Records to process:
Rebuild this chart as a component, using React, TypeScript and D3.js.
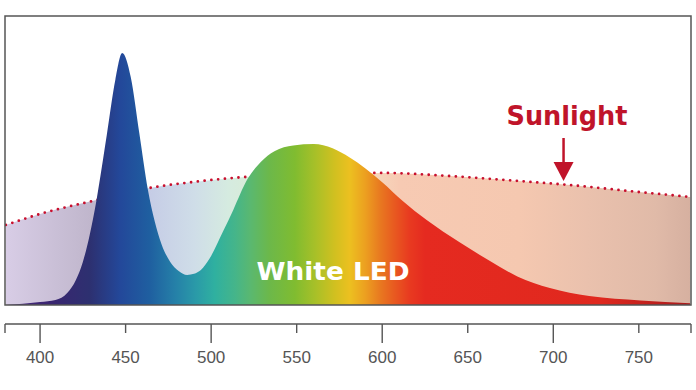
...
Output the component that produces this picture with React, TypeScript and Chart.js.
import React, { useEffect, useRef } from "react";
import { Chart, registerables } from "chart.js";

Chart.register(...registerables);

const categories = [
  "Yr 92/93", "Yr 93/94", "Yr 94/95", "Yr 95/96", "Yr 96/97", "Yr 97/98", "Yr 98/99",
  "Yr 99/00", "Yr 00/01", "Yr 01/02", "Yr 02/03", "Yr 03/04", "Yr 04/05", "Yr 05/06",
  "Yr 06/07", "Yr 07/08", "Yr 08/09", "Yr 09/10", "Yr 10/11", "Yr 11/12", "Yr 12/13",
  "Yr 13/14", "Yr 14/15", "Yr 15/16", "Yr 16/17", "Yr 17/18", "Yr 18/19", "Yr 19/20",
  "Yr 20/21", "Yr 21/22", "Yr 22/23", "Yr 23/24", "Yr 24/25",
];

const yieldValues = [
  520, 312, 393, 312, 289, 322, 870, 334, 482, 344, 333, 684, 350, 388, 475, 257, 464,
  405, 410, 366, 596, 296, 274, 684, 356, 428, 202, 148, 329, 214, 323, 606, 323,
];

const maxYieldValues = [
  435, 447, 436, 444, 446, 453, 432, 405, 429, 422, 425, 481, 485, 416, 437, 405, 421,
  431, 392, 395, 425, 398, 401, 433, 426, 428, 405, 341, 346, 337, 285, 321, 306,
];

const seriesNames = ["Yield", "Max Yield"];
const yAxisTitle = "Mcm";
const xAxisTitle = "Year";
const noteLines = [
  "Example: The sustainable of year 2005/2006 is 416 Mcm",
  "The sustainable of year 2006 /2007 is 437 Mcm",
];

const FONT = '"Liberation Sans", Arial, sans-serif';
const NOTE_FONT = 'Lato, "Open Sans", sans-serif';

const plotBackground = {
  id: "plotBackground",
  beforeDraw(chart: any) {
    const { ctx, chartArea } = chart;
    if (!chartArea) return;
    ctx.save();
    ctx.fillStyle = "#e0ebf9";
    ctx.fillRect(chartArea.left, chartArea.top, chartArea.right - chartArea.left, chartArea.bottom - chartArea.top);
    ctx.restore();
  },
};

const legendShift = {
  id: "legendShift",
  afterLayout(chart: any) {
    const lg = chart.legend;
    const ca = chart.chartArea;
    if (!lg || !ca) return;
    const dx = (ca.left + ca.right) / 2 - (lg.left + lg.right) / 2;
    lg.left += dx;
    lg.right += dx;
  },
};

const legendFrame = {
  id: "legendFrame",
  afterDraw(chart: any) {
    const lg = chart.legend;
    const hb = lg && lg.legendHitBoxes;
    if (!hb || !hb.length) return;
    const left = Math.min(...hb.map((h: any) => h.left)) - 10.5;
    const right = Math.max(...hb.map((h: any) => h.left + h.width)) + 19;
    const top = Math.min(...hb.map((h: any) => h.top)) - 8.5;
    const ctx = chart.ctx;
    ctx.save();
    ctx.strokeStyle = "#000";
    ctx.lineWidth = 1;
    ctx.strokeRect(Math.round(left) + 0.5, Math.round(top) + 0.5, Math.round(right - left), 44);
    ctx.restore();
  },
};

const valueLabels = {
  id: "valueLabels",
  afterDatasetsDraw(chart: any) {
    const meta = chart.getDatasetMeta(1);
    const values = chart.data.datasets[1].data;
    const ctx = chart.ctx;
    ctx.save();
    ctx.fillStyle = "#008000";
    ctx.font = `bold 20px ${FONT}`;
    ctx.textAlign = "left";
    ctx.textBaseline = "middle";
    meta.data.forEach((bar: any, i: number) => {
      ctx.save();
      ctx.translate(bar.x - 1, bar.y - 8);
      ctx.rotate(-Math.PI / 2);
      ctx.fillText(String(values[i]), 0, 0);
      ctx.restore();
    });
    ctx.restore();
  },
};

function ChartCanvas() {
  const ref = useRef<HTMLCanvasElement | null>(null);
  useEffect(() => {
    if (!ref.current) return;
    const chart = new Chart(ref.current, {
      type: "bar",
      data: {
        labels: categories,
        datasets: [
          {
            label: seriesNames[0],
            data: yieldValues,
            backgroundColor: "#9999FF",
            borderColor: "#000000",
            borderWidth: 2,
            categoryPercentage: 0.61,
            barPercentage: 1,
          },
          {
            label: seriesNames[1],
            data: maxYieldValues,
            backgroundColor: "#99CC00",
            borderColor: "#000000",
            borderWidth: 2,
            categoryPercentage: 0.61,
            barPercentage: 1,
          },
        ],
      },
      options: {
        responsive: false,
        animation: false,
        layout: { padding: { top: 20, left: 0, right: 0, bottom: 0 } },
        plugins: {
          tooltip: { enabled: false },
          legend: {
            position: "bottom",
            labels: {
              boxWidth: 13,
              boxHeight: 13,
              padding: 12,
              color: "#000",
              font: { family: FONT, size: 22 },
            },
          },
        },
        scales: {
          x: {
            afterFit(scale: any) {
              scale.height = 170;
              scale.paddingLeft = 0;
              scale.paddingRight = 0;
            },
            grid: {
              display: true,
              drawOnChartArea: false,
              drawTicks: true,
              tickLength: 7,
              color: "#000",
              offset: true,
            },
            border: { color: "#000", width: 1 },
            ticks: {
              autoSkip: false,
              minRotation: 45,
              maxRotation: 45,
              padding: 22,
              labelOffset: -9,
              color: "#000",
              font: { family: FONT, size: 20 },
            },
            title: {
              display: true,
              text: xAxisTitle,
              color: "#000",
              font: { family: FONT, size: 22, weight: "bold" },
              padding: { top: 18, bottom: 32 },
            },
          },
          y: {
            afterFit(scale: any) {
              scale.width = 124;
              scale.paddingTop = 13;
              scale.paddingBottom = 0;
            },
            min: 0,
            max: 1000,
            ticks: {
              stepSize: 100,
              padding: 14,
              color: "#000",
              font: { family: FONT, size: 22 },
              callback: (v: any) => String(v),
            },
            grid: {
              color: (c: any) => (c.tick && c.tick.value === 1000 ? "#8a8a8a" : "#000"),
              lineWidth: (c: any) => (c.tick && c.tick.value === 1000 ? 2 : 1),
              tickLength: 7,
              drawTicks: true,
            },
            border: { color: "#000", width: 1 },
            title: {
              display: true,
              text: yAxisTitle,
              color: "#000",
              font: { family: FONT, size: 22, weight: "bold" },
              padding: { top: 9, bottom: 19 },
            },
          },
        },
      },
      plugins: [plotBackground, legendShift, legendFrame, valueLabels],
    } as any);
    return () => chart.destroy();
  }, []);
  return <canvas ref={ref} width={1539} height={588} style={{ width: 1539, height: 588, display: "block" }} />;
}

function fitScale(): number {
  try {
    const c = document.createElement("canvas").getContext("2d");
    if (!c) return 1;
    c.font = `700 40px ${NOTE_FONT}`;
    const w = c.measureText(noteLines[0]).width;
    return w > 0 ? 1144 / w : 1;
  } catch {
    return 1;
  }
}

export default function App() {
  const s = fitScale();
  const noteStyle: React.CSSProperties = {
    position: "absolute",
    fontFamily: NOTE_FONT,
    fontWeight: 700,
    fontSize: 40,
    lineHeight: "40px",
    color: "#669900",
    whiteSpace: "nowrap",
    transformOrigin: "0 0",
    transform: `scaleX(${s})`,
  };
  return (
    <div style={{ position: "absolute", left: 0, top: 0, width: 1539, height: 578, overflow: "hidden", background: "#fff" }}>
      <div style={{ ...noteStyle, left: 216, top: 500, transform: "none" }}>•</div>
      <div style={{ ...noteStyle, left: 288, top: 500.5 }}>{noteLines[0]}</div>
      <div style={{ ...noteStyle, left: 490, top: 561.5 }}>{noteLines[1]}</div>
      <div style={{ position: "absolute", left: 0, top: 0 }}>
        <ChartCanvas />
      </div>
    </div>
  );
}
---
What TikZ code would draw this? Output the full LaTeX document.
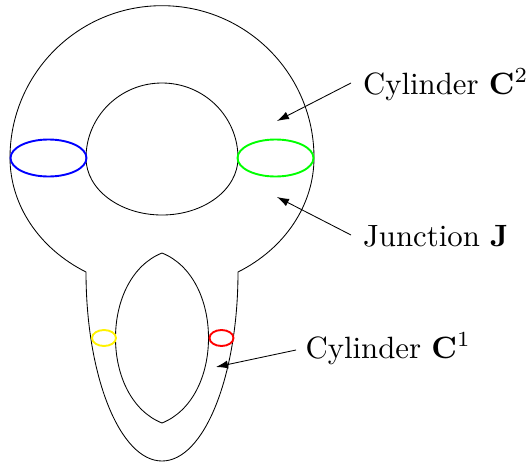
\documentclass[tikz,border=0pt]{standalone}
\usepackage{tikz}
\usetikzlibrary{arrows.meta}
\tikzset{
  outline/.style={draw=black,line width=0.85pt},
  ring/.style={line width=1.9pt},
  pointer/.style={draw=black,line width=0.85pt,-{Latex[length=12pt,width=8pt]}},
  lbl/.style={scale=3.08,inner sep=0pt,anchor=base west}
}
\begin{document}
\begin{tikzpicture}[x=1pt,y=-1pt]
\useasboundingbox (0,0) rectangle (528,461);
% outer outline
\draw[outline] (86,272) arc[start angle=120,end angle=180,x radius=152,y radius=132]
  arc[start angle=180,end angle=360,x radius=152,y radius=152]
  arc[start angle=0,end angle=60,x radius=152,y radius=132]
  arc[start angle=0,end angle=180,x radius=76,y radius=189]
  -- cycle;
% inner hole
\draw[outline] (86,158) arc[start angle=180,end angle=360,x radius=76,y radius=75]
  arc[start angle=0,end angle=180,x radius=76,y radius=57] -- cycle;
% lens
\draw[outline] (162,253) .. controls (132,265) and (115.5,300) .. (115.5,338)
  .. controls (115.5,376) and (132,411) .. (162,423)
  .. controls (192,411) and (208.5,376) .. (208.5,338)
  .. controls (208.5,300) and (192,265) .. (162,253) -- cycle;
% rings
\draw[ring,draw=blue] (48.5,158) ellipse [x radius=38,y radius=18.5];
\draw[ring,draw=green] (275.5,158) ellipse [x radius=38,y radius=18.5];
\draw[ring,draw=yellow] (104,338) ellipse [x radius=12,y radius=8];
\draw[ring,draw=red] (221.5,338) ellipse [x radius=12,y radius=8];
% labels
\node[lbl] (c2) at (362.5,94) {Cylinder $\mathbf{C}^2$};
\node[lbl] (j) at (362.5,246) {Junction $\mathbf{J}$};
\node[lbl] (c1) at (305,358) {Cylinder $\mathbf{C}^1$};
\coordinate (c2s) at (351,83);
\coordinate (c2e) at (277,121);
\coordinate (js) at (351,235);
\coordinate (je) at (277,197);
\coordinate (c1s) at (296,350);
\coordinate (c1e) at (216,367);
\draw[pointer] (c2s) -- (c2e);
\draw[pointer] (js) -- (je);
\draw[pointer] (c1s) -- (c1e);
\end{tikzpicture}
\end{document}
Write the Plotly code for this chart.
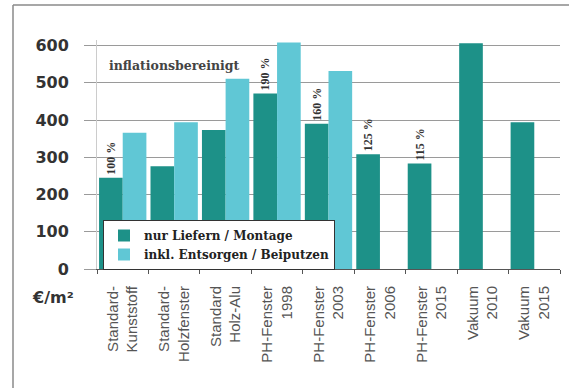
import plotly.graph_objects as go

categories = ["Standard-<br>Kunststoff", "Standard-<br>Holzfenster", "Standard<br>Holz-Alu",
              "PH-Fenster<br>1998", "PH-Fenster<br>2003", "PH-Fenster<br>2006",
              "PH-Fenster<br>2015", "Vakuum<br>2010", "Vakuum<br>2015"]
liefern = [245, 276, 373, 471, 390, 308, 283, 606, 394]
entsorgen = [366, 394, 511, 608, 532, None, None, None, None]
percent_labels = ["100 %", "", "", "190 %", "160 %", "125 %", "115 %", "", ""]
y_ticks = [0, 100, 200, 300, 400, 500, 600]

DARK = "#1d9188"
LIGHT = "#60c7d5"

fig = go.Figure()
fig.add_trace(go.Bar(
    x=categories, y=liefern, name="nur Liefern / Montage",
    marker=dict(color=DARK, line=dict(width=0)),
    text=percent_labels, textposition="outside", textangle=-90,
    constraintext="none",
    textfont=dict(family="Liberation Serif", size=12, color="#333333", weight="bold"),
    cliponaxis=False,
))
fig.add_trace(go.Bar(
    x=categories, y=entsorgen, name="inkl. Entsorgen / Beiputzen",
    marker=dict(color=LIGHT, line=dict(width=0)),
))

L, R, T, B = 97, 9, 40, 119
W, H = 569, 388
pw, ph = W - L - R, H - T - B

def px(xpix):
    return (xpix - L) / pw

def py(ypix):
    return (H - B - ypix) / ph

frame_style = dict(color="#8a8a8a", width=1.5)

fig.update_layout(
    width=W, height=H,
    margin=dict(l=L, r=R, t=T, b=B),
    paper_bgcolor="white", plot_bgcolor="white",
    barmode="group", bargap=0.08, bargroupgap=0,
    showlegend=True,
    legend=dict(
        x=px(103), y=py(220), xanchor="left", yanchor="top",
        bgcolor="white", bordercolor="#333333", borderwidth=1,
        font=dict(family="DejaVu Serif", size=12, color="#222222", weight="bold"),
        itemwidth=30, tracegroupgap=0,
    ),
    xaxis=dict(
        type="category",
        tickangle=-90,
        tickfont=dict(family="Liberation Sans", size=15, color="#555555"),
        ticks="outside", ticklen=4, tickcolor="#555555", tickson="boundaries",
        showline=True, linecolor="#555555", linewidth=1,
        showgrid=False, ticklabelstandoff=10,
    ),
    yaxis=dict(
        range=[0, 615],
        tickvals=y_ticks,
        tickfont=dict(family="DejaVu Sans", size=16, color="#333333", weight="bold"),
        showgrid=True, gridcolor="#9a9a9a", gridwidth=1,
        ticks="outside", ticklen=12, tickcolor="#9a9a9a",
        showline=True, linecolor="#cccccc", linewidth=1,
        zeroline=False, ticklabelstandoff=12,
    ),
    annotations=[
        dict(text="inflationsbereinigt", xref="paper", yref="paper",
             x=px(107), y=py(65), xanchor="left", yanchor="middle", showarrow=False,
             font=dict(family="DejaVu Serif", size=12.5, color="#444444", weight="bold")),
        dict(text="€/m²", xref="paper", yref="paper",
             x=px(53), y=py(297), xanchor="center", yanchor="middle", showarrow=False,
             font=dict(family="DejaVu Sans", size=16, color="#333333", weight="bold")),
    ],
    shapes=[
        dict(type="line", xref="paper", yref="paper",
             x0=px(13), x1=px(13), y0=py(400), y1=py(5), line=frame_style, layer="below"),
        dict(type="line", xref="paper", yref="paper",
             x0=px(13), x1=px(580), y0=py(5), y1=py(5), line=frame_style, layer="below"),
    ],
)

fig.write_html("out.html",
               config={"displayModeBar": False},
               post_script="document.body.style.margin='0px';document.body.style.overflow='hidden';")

Task to carry out: Go through the records and gather the lines that hold "component".

Problem solution:
Rebuild this chart as a component, using React, TypeScript and D3.js.
Output the component that produces this picture with React, TypeScript and Chart.js.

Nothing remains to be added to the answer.